Retype, please, the listing from its opening line through the line that contains "from matplotlib.ticker import MultipleLocator", both included, without the pictures.
begin Given information
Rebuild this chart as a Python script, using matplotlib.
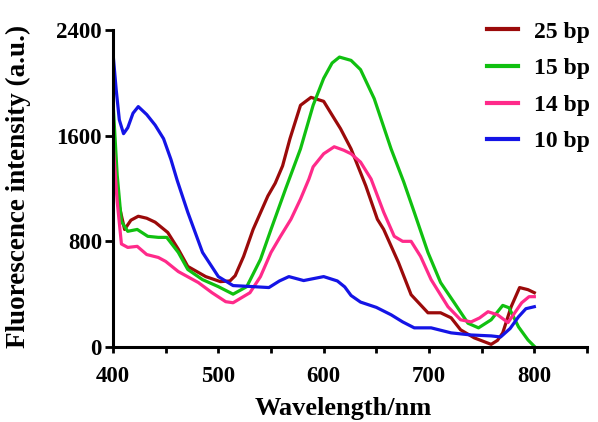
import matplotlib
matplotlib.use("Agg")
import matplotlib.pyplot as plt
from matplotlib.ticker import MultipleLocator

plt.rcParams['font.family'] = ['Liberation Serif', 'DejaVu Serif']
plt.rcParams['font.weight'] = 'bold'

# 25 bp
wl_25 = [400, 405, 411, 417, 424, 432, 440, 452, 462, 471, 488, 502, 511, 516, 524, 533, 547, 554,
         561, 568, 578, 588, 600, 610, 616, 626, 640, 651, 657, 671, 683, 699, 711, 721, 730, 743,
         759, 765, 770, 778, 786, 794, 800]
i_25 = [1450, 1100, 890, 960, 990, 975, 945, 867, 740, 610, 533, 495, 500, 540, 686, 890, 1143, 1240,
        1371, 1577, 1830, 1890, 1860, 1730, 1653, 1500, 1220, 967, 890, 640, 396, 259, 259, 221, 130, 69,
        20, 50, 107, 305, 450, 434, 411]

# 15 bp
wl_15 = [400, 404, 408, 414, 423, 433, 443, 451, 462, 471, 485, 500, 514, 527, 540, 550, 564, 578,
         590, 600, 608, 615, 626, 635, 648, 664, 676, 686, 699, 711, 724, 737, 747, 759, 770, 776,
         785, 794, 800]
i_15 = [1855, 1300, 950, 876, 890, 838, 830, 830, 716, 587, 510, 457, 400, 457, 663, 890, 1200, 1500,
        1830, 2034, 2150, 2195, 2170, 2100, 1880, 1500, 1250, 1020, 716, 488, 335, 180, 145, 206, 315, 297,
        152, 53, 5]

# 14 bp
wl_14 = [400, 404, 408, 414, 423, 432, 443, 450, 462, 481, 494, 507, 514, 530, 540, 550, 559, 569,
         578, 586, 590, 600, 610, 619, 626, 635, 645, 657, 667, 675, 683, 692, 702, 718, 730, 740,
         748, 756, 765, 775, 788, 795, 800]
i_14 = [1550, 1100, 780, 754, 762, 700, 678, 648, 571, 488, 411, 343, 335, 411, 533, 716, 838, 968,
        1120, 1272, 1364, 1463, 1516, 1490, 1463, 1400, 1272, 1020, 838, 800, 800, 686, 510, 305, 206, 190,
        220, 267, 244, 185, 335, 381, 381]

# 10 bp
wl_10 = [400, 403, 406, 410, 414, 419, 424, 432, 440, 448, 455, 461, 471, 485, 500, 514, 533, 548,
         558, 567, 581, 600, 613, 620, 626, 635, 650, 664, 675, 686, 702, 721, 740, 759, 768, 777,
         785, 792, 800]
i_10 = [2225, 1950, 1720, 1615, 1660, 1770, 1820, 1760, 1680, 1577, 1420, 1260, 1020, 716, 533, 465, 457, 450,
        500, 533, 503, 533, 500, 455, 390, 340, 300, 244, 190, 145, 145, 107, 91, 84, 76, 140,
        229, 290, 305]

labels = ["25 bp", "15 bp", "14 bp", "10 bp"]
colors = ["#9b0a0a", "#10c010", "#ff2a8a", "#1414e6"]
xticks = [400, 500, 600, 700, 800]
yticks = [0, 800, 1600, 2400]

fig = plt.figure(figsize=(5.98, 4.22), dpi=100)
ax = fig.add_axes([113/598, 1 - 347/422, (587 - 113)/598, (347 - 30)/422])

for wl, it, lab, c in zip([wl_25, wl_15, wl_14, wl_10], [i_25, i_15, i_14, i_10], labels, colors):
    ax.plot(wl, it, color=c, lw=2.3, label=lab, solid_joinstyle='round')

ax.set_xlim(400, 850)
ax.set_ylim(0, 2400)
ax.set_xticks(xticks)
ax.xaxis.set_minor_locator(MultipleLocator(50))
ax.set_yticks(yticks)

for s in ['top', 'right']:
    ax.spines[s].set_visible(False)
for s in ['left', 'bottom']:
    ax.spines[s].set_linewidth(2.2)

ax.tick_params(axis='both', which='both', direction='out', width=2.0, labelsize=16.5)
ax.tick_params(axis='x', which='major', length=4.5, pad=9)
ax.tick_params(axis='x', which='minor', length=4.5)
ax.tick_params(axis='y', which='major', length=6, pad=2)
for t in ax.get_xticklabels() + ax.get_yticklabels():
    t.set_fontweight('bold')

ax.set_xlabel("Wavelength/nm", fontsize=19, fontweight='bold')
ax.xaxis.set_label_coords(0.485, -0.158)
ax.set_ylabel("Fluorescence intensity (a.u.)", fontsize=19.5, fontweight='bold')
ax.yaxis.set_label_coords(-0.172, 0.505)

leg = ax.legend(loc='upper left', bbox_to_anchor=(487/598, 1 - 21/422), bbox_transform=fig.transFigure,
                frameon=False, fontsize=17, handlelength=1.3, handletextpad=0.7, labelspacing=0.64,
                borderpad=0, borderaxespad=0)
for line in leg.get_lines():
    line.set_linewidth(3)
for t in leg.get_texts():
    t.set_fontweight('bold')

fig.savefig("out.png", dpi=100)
end Given information
Expected output:
Rebuild this chart as a Python script, using matplotlib.
import matplotlib
matplotlib.use("Agg")
import matplotlib.pyplot as plt
from matplotlib.ticker import MultipleLocator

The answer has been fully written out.